Abdelkader Merah wurde am Sonntag einem Anti-Terror-Richter vorgeführt und anschließend in einen Hochsicherheitstrakt gebracht. Die Polizei habe „ernsthafte und übereinstimmende Erkenntnisse“, wonach er wahrscheinlich Komplize und Teil einer „terroristischen Unternehmung“ gewesen sei, hieß es in einer Mitteilung.

Laut einem Bericht der Zeitung „Le Parisien“ spricht unter anderem gegen den 29-Jährigen, dass sein Mobiltelefon in der Nähe der jüdischen Schule gefunden wurde, wo Mohamed Merah am Montag einen Lehrer und drei Schüler erschossen hatte.

Die beiden Brüder hätten sich am Vorabend der Bluttat getroffen und gemeinsam zu Abend gegessen. Er habe nichts von den Attentatsplänen gewusst, behauptete Abdelkader Merah zuletzt. Er sei aber „stolz“ auf sie. Außerdem gab er zu, bei dem Diebstahl des Rollers dabei gewesen zu sein. Mit dem Fahrzeug hatte sein Bruder die Verbrechen begangen.

Seine Frau und die Mutter der beiden Brüder wurden am Samstag wieder freigelassen. Die Mutter sei von den Ereignissen „erschüttert“, teilte ihr Anwalt mit.

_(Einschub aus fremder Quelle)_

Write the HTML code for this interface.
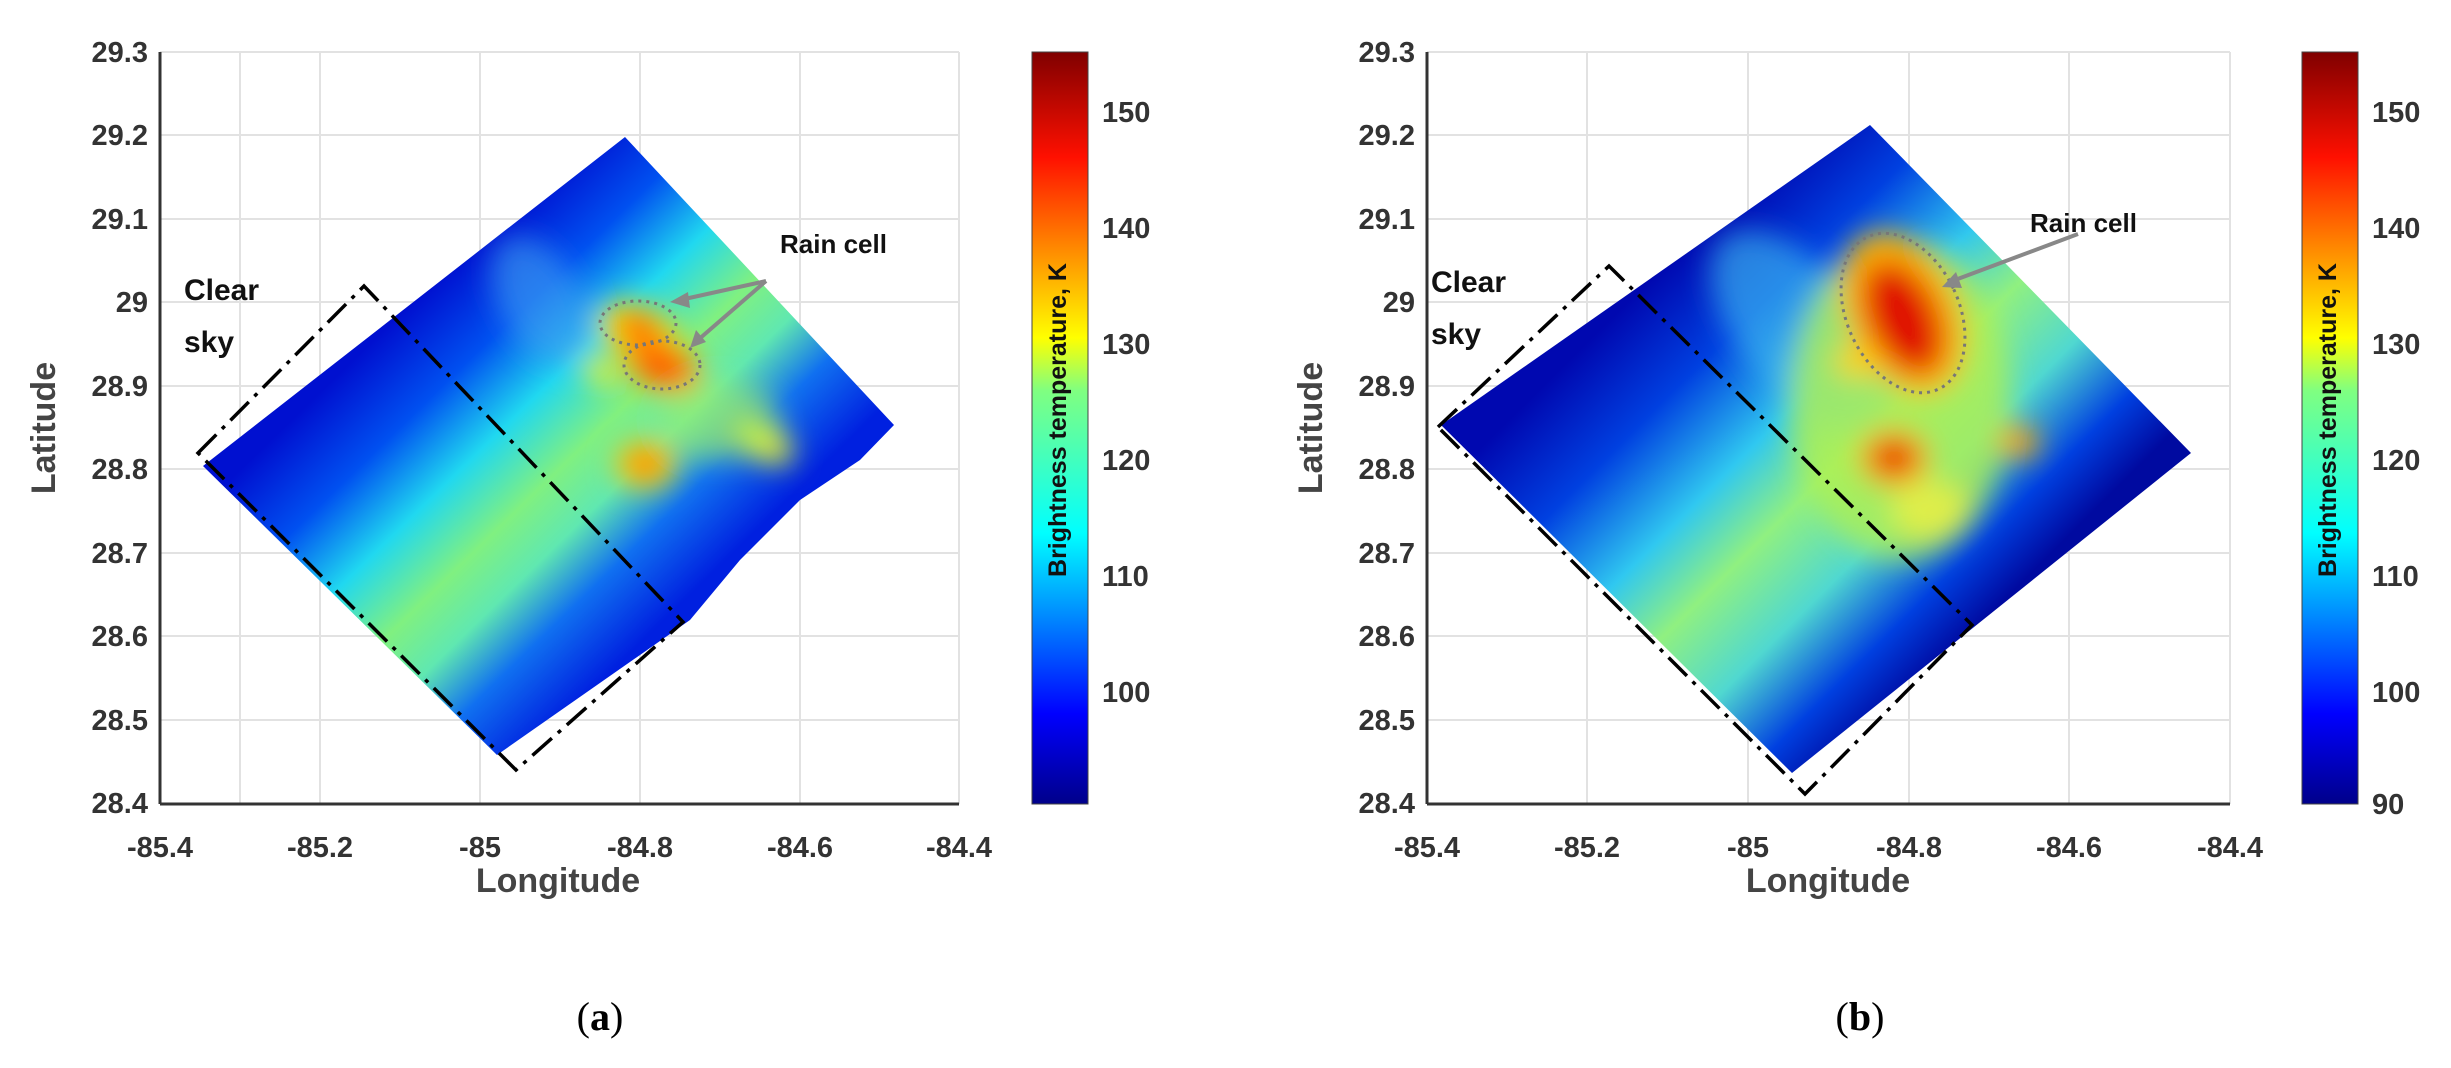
<!DOCTYPE html>
<html><head><meta charset="utf-8"><style>
html,body{margin:0;padding:0;background:#fff;}
svg{display:block;}
.t{font-family:"Liberation Sans Narrow","Liberation Sans",sans-serif;font-weight:bold;fill:#333;font-size:29px;}
.ax{font-family:"Liberation Sans",sans-serif;font-weight:bold;fill:#444;font-size:34px;}
.an{font-family:"Liberation Sans",sans-serif;font-weight:bold;fill:#111;font-size:30px;}
.cb{font-family:"Liberation Sans Narrow","Liberation Sans",sans-serif;font-weight:bold;fill:#111;font-size:25px;}
.cap{font-family:"Liberation Serif",serif;font-size:40px;fill:#000;}
</style></head><body>
<svg width="2451" height="1068" viewBox="0 0 2451 1068" xmlns="http://www.w3.org/2000/svg">
<defs>
<linearGradient id="jet" x1="0" y1="1" x2="0" y2="0">
<stop offset="0" stop-color="#00008a"/><stop offset="0.12" stop-color="#0000ff"/>
<stop offset="0.36" stop-color="#00ffff"/><stop offset="0.55" stop-color="#80ff80"/>
<stop offset="0.62" stop-color="#ffff00"/><stop offset="0.86" stop-color="#ff1000"/>
<stop offset="1" stop-color="#800000"/></linearGradient>
<linearGradient id="ga" gradientUnits="userSpaceOnUse" x1="414" y1="301" x2="695" y2="590">
<stop offset="0" stop-color="#0010d0"/><stop offset="0.2" stop-color="#0050f0"/>
<stop offset="0.38" stop-color="#20d8f0"/><stop offset="0.55" stop-color="#80f080"/>
<stop offset="0.68" stop-color="#60e8b0"/><stop offset="0.82" stop-color="#1070f0"/>
<stop offset="1" stop-color="#0020e0"/></linearGradient>
<linearGradient id="gb" gradientUnits="userSpaceOnUse" x1="1655" y1="275" x2="1991" y2="613">
<stop offset="0" stop-color="#0008b0"/><stop offset="0.2" stop-color="#0040e0"/>
<stop offset="0.4" stop-color="#30c8f0"/><stop offset="0.55" stop-color="#90f080"/>
<stop offset="0.72" stop-color="#50d8d0"/><stop offset="0.88" stop-color="#0040e0"/>
<stop offset="1" stop-color="#000aa0"/></linearGradient>
<clipPath id="ca"><polygon points="203,466 625,137 894,425 860,460 800,500 740,560 690,620 497,755"/></clipPath>
<clipPath id="cbp"><polygon points="1441,425 1870,125 2191,453 1792,773"/></clipPath>
<filter id="bl" x="-50%" y="-50%" width="200%" height="200%"><feGaussianBlur stdDeviation="14"/></filter>
</defs>

<!-- Panel A grid -->
<g stroke="#e2e2e2" stroke-width="2">
<line x1="240" y1="52" x2="240" y2="804"/><line x1="320" y1="52" x2="320" y2="804"/><line x1="480" y1="52" x2="480" y2="804"/><line x1="640" y1="52" x2="640" y2="804"/><line x1="800" y1="52" x2="800" y2="804"/><line x1="959" y1="52" x2="959" y2="804"/>
<line x1="160" y1="52" x2="959" y2="52"/><line x1="160" y1="135" x2="959" y2="135"/><line x1="160" y1="219" x2="959" y2="219"/><line x1="160" y1="302" x2="959" y2="302"/><line x1="160" y1="386" x2="959" y2="386"/><line x1="160" y1="469" x2="959" y2="469"/><line x1="160" y1="553" x2="959" y2="553"/><line x1="160" y1="636" x2="959" y2="636"/><line x1="160" y1="720" x2="959" y2="720"/>
</g>
<g clip-path="url(#ca)">
<rect x="150" y="100" width="800" height="700" fill="url(#ga)"/>
<g filter="url(#bl)">
<ellipse cx="540" cy="300" rx="40" ry="70" fill="#40a0f0" opacity="0.6" transform="rotate(-30 540 300)"/>
<ellipse cx="640" cy="335" rx="45" ry="28" fill="#ffe000" transform="rotate(30 640 335)"/>
<ellipse cx="640" cy="330" rx="25" ry="14" fill="#ff5000" transform="rotate(30 640 330)"/>
<ellipse cx="662" cy="366" rx="40" ry="24" fill="#ffa000" transform="rotate(20 662 366)"/>
<ellipse cx="662" cy="366" rx="25" ry="13" fill="#ff2000" transform="rotate(20 662 366)"/>
<ellipse cx="602" cy="372" rx="22" ry="12" fill="#f0f020" transform="rotate(30 602 372)"/>
<ellipse cx="645" cy="464" rx="30" ry="24" fill="#ffd000"/>
<ellipse cx="645" cy="464" rx="16" ry="12" fill="#ff6000"/>
<ellipse cx="762" cy="441" rx="34" ry="18" fill="#f0f020" transform="rotate(30 762 441)"/>
<ellipse cx="720" cy="420" rx="60" ry="40" fill="#a0f060" opacity="0.6"/>
</g></g>
<g stroke="#777" stroke-width="3" fill="none" stroke-dasharray="3 5">
<ellipse cx="638" cy="323" rx="38" ry="22"/><ellipse cx="662" cy="365" rx="38" ry="24"/>
</g>
<g stroke="#888" stroke-width="4" fill="#888">
<line x1="766" y1="281" x2="680" y2="300"/><line x1="766" y1="281" x2="698" y2="340"/>
<polygon points="670,302 688,292 690,308" stroke="none"/><polygon points="690,348 696,330 706,342" stroke="none"/>
</g>
<polygon points="198,453 364,286 683,622 516,770" fill="none" stroke="#000" stroke-width="3.5" stroke-dasharray="26 8 4 8"/>
<line x1="160" y1="52" x2="160" y2="804" stroke="#333" stroke-width="3"/>
<line x1="160" y1="804" x2="959" y2="804" stroke="#333" stroke-width="3"/>
<g class="t" text-anchor="end">
<text x="148" y="62">29.3</text><text x="148" y="145">29.2</text><text x="148" y="229">29.1</text><text x="148" y="312">29</text><text x="148" y="396">28.9</text><text x="148" y="479">28.8</text><text x="148" y="563">28.7</text><text x="148" y="646">28.6</text><text x="148" y="730">28.5</text><text x="148" y="813">28.4</text>
</g>
<g class="t" text-anchor="middle">
<text x="160" y="857">-85.4</text><text x="320" y="857">-85.2</text><text x="480" y="857">-85</text><text x="640" y="857">-84.8</text><text x="800" y="857">-84.6</text><text x="959" y="857">-84.4</text>
</g>
<text class="ax" x="558" y="892" text-anchor="middle">Longitude</text>
<text class="ax" x="55" y="428" text-anchor="middle" transform="rotate(-90 55 428)">Latitude</text>
<text class="an" x="184" y="300">Clear</text><text class="an" x="184" y="352">sky</text>
<text class="an" x="780" y="253" style="font-size:26px">Rain cell</text>
<rect x="1032" y="52" width="56" height="752" fill="url(#jet)" stroke="#444" stroke-width="1"/>
<text class="cb" x="1066" y="420" text-anchor="middle" transform="rotate(-90 1066 420)">Brightness temperature, K</text>
<g class="t" font-size="27">
<text x="1102" y="122">150</text><text x="1102" y="238">140</text><text x="1102" y="354">130</text><text x="1102" y="470">120</text><text x="1102" y="586">110</text><text x="1102" y="702">100</text>
</g>
<text class="cap" x="600" y="1030" text-anchor="middle">(<tspan font-weight="bold">a</tspan>)</text>

<!-- Panel B -->
<g stroke="#e2e2e2" stroke-width="2">
<line x1="1587" y1="52" x2="1587" y2="804"/><line x1="1748" y1="52" x2="1748" y2="804"/><line x1="1909" y1="52" x2="1909" y2="804"/><line x1="2069" y1="52" x2="2069" y2="804"/><line x1="2230" y1="52" x2="2230" y2="804"/>
<line x1="1427" y1="52" x2="2230" y2="52"/><line x1="1427" y1="135" x2="2230" y2="135"/><line x1="1427" y1="219" x2="2230" y2="219"/><line x1="1427" y1="302" x2="2230" y2="302"/><line x1="1427" y1="386" x2="2230" y2="386"/><line x1="1427" y1="469" x2="2230" y2="469"/><line x1="1427" y1="553" x2="2230" y2="553"/><line x1="1427" y1="636" x2="2230" y2="636"/><line x1="1427" y1="720" x2="2230" y2="720"/>
</g>
<g clip-path="url(#cbp)">
<rect x="1430" y="110" width="780" height="680" fill="url(#gb)"/>
<g filter="url(#bl)">
<ellipse cx="1800" cy="330" rx="60" ry="120" fill="#40c0f0" opacity="0.6" transform="rotate(-40 1800 330)"/>
<ellipse cx="1900" cy="400" rx="110" ry="160" fill="#b0f050" opacity="0.8"/>
<ellipse cx="1903" cy="313" rx="55" ry="85" fill="#ffb000" transform="rotate(-25 1903 313)"/>
<ellipse cx="1903" cy="318" rx="35" ry="60" fill="#e01000" transform="rotate(-25 1903 318)"/>
<ellipse cx="1856" cy="362" rx="22" ry="15" fill="#ffd000"/>
<ellipse cx="1894" cy="458" rx="34" ry="28" fill="#ffa000"/>
<ellipse cx="1894" cy="458" rx="20" ry="16" fill="#e01000"/>
<ellipse cx="2019" cy="442" rx="20" ry="16" fill="#ffa000"/>
<ellipse cx="1930" cy="510" rx="40" ry="30" fill="#f0f040" opacity="0.8"/>
</g></g>
<ellipse cx="1903" cy="313" rx="56" ry="84" transform="rotate(-25 1903 313)" fill="none" stroke="#777" stroke-width="3" stroke-dasharray="3 5"/>
<g stroke="#888" stroke-width="4" fill="#888">
<line x1="2078" y1="234" x2="1955" y2="280"/>
<polygon points="1942,287 1956,272 1962,288" stroke="none"/>
</g>
<polygon points="1438,427 1609,266 1972,625 1805,794" fill="none" stroke="#000" stroke-width="3.5" stroke-dasharray="26 8 4 8"/>
<line x1="1427" y1="52" x2="1427" y2="804" stroke="#333" stroke-width="3"/>
<line x1="1427" y1="804" x2="2230" y2="804" stroke="#333" stroke-width="3"/>
<g class="t" text-anchor="end">
<text x="1415" y="62">29.3</text><text x="1415" y="145">29.2</text><text x="1415" y="229">29.1</text><text x="1415" y="312">29</text><text x="1415" y="396">28.9</text><text x="1415" y="479">28.8</text><text x="1415" y="563">28.7</text><text x="1415" y="646">28.6</text><text x="1415" y="730">28.5</text><text x="1415" y="813">28.4</text>
</g>
<g class="t" text-anchor="middle">
<text x="1427" y="857">-85.4</text><text x="1587" y="857">-85.2</text><text x="1748" y="857">-85</text><text x="1909" y="857">-84.8</text><text x="2069" y="857">-84.6</text><text x="2230" y="857">-84.4</text>
</g>
<text class="ax" x="1828" y="892" text-anchor="middle">Longitude</text>
<text class="ax" x="1322" y="428" text-anchor="middle" transform="rotate(-90 1322 428)">Latitude</text>
<text class="an" x="1431" y="292">Clear</text><text class="an" x="1431" y="344">sky</text>
<text class="an" x="2030" y="232" style="font-size:26px">Rain cell</text>
<rect x="2302" y="52" width="56" height="752" fill="url(#jet)" stroke="#444" stroke-width="1"/>
<text class="cb" x="2336" y="420" text-anchor="middle" transform="rotate(-90 2336 420)">Brightness temperature, K</text>
<g class="t" font-size="27">
<text x="2372" y="122">150</text><text x="2372" y="238">140</text><text x="2372" y="354">130</text><text x="2372" y="470">120</text><text x="2372" y="586">110</text><text x="2372" y="702">100</text><text x="2372" y="814">90</text>
</g>
<text class="cap" x="1860" y="1030" text-anchor="middle">(<tspan font-weight="bold">b</tspan>)</text>
</svg>
</body></html>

Während der 32-stündigen Belagerung seiner Wohnung in Toulouse hatte Mohamed Merah nach einem Bericht der Sonntagszeitung „Le Journal du Dimanche“ gesagt, er „bedaure“, nicht mehr Kinder getötet zu haben. Die Polizei prüft derzeit, ob Merah - wie er selbst behauptet hatte - Kontakte zur Terrororganisation Al-Kaida besaß und an Terror-Trainings in Pakistan teilnahm. In Frankreich wird über Helfer spekuliert, die den Täter mit mehreren Schusswaffen versorgt haben könnten.

Am Wochenende fanden in mehreren Regionen Frankreichs Trauermärsche statt. An einem Schweigemarsch in Paris beteiligten sich 5000 Menschen. Politiker nahmen den Wahlkampf für die Präsidentenwahl im April wieder auf, in dem sich die Attentate zu einem zentralen Thema entwickeln. Ob Amtsinhaber Nicolas Sarkozy von der Debatte profitieren kann, ist noch unklar. Sarkozy setzt auf das Thema Sicherheit.

Am Samstag senkten die Behörden die Terrorwarnung für den Südwesten Frankreichs von der höchsten Stufe, die seit vergangenen Montag gegolten hatte, um eine Stufe herunter. Innenminister Claude Guéant verteidigte in der Tageszeitung „Le Figaro“ den Polizeieinsatz zur Festnahme Merahs. Die Kritik sei parteipolitisch motiviert. „Es ist inakzeptabel, die Effizienz der Polizei zu hinterfragen“, sagte der Minister. Man dürfe nicht vergessen, dass es sieben Opfer gegeben habe, darunter drei Kinder. Guéant hatte den Einsatz beaufsichtigt.

Der sozialistische Herausforderer Sarkozys, François Hollande, vermutet schwere Verfehlungen der Sicherheitsdienste. Merah stand nach Reisen nach Afghanistan und Pakistan unter Beobachtung. Frankreich sei noch niemals zuvor mit einem solchen Einzelattentäter konfrontiert worden, konterte Innenminister Guéant. Es sei daher für die Sicherheitskräfte sehr schwierig gewesen, die Handlungen eines „einsamen Wolfs“ vorherzusehen.